Smart or digital locks do make things easier in many respects, but a housing company, as a controller, is responsible for compliance with the Personal Data Act or the General Data Protection Regulation that takes effect in May 2018. When, e.g., an access right that is linked to an individual or some other information related to the individual, such as what time an individual has accessed a specific space, is recorded into the system, it’s considered personal data.
The building manager, building maintenance company or other party that handles personal data for the housing company’s locks is also responsible for compliance with the legislation. As the controller, the housing company must keep a filing system record that is compliant with the Personal Data Act, and it must take care of also other reporting obligations. In conjunction with a locking system upgrade, at the very least it is recommended to review the filing system record, because digital and smart locks collect personal data.
The General Data Protection Regulation imposes new requirements
With the new General Data Protection Regulation (GDPR) applicable next year, the filing system record and other data submitted to the data subject must be re-verified. With the new regulation, the controller is obligated to disclose, among other things, the period of time for which the personal information will be stored, or, if that is not possible, the criteria used to determine this period. In fact, the requirements of the new GDPR must be taken into consideration when acquiring a new lock system. It is advisable to verify from the service provider already during the purchasing phase that data can be erased from the system.
The housing company must find out from the service provider the following questions essential in terms of data protection:
- whose personal data is recorded in the system
- what personal data is recorded in the system
- where the data is recorded
- how long the data remains in the system
- is it possible to change the storage period
- is it possible to change the storage period criteria
- how personal data is erased
- who has access to the data in the system
Collected data must not be used for just any purpose
The processing of personal data must be planned in advance. Before collecting data, the purpose of the processing and the sources of the personal data acquisition, among other things, must be determined. The collected data must not be used or processed for anything other than the predetermined purpose.

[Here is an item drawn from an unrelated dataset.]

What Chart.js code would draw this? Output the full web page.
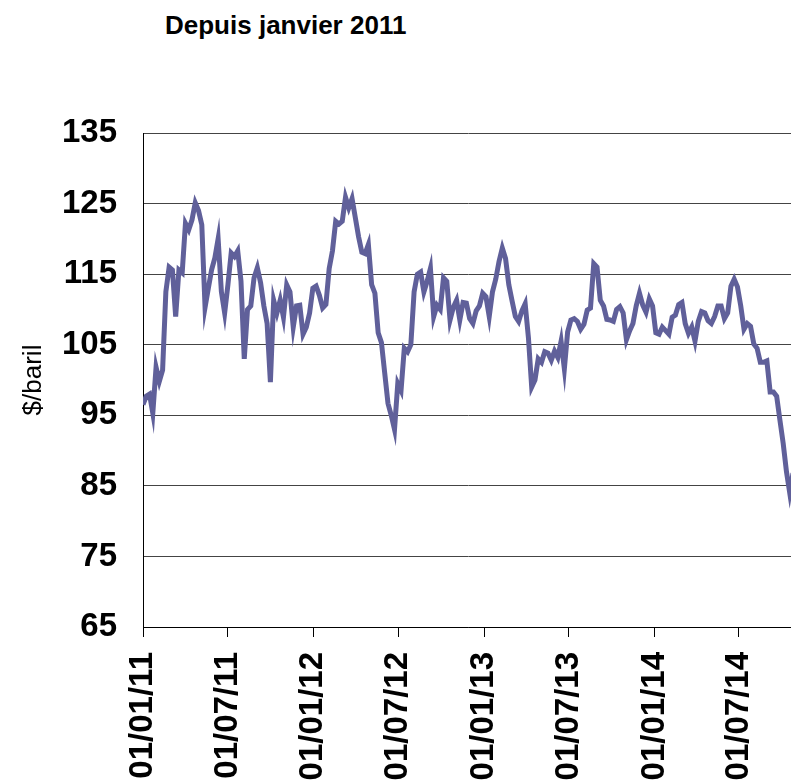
<!DOCTYPE html>
<html>
<head>
<meta charset="utf-8">
<script src="https://cdn.jsdelivr.net/npm/chart.js@4.4.0/dist/chart.umd.min.js"></script>
<style>
    html, body { margin: 0; padding: 0; background: #fff; overflow: hidden; }
    body { width: 791px; height: 781px; position: relative; }
    #title {
        position: absolute;
        left: 165px;
        top: 12px;
        font: bold 26px "Liberation Sans", Arial, sans-serif;
        line-height: 26px;
        color: #000;
        white-space: nowrap;
    }
    #chart { position: absolute; left: 0; top: 0; }
</style>
</head>
<body>
<div id="title">Depuis janvier 2011</div>
<canvas id="chart" width="800" height="800"></canvas>
<script>
// Brent, $/baril, one value per week starting from the first week of 2011
const firstWeek = '2011-01-01';
const brent = [
    96.5, 97.7, 98, 95.3, 101.8, 99.8, 101.4, 112.5, 116, 115.6,
    109, 115.6, 115.2, 122.2, 121.3, 122.7, 125.1, 124, 122, 110.3,
    113, 115.6, 117.3, 120, 112.5, 109.5, 113.5, 118, 117.5, 118.3,
    114, 103, 110, 110.5, 114.5, 115.9, 113.8, 110.5, 108, 99.7,
    111.3, 109.5, 111.3, 108.9, 113.5, 112.5, 107.5, 110.5, 110.6, 106.5,
    107.5, 109.5, 113, 113.3, 112, 110.2, 110.7, 115.8, 118.3, 122.5,
    122.1, 122.5, 125.9, 124.4, 125.7, 123, 120.3, 118.1, 117.9, 119.2,
    113.5, 112.3, 106.7, 105.3, 101, 96.7, 95, 93, 99.5, 98.5,
    104.5, 104, 105, 112.5, 115, 115.3, 112.5, 114, 115.8, 109,
    110.6, 110, 114.5, 114, 108.5, 110.3, 111.3, 108.5, 111, 110.9,
    108.7, 108, 109.8, 110.5, 112.3, 111.8, 109, 112.5, 114.3, 116.8,
    118.7, 117.2, 113.5, 111.2, 109, 108.3, 109.8, 110.8, 106, 99,
    100, 103, 102.5, 104, 103.8, 102.8, 104.1, 103.2, 105.5, 101.6,
    106.8, 108.5, 108.7, 108.3, 107.2, 107.9, 109.9, 110.2, 116.5, 116,
    111.3, 110.5, 108.6, 108.5, 108.3, 110, 110.4, 109.5, 105.7, 107,
    108, 110.5, 112.3, 110.6, 109.6, 111.5, 110.5, 106.7, 106.5, 107.5,
    107, 106.5, 108.9, 109.2, 110.7, 111, 108, 106.6, 107.5, 105.5,
    108.3, 109.7, 109.5, 108.4, 108, 109, 110.5, 110.5, 108.7, 109.5,
    113.3, 114.3, 113.2, 110.5, 107.2, 108, 107.6, 105.1, 104.5, 102.5,
    102.5, 102.7, 98.3, 98.3, 97.7, 94.3, 91, 87, 84, 86.8
];
const tickDates = ['2011-01-01', '2011-07-01', '2012-01-01', '2012-07-01',
                   '2013-01-01', '2013-07-01', '2014-01-01', '2014-07-01'];
const tickLabels = ['01/01/11', '01/07/11', '01/01/12', '01/07/12',
                    '01/01/13', '01/07/13', '01/01/14', '01/07/14'];
const yMin = 65;
const yMax = 135;
const yStep = 10;

function daysFrom(start, date) {
    return (Date.parse(date) - Date.parse(start)) / 86400000;
}

const points = brent.map((v, i) => ({ x: i * 7, y: v }));
const tickDays = tickDates.map(d => daysFrom(firstWeek, d));

const ctx = document.getElementById('chart').getContext('2d');

new Chart(ctx, {
    type: 'line',
    data: {
        datasets: [{
            label: 'Brent',
            data: points,
            borderColor: '#60609a',
            borderWidth: 5,
            pointRadius: 0,
            tension: 0,
            fill: false,
        }],
    },
    options: {
        responsive: false,
        animation: false,
        devicePixelRatio: 1,
        layout: {
            padding: { top: 133, right: 7, left: 0, bottom: 0 },
        },
        plugins: {
            legend: { display: false },
            tooltip: { enabled: false },
        },
        scales: {
            x: {
                type: 'linear',
                min: 0,
                max: (brent.length - 1) * 7,
                afterBuildTicks: function(scale) {
                    scale.ticks = tickDays.map(v => ({ value: v }));
                },
                afterFit: function(scale) {
                    scale.height = 800 - 627;
                },
                grid: {
                    display: true,
                    drawOnChartArea: false,
                    drawTicks: true,
                    tickLength: 10,
                    color: '#000',
                },
                border: { display: true, color: '#000', width: 1 },
                ticks: {
                    autoSkip: false,
                    maxRotation: 90,
                    minRotation: 90,
                    padding: 15,
                    color: '#000',
                    font: { family: '"Liberation Sans", Arial, sans-serif', size: 33, weight: 'bold' },
                    callback: function(value, index) {
                        return tickLabels[index];
                    },
                },
            },
            y: {
                min: yMin,
                max: yMax,
                afterFit: function(scale) {
                    scale.width = 143;
                },
                grid: {
                    color: '#444',
                    drawTicks: false,
                },
                border: { display: true, color: '#000', width: 1 },
                ticks: {
                    stepSize: yStep,
                    padding: 26,
                    color: '#000',
                    font: { family: '"Liberation Sans", Arial, sans-serif', size: 33, weight: 'bold' },
                },
                title: {
                    display: true,
                    text: '$/baril',
                    color: '#000',
                    padding: { top: 18, bottom: 0 },
                    font: { family: '"Liberation Sans", Arial, sans-serif', size: 26, weight: 'normal' },
                },
            },
        },
    },
});
</script>
</body>
</html>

A person’s movement in the housing company must not be monitored without grounds that are consistent with the purpose. For example, if the building’s access control is to be used to verify information about who has visited the housing company’s premises during a specific time period, this purpose must be taken into consideration in advance. The housing company determines who processes personal data in line with the purpose. An individual who has processed personal data has an obligation of professional secrecy with respect to the data related to the data subject.
Data is collected on residents as well as on other individuals at the premises, like maintenance and janitorial personnel. A consideration in terms of service providers’ employees is that, in addition to the Personal Data Act, the issue is regulated also by the Act on the Protection of Privacy in Working Life. According to it, matters related to the organizing of access control must be processed through the cooperative or consultative procedure. The housing company must verify from the service providers that they have taken the required measures.
The housing company should also verify that, in addition to data protection, the lock service provider will take care of data security. The new General Data Protection Regulation imposes the obligation to report data breaches, so they must be prepared for. In fact, something to keep in mind is that data protection issues also affect housing companies.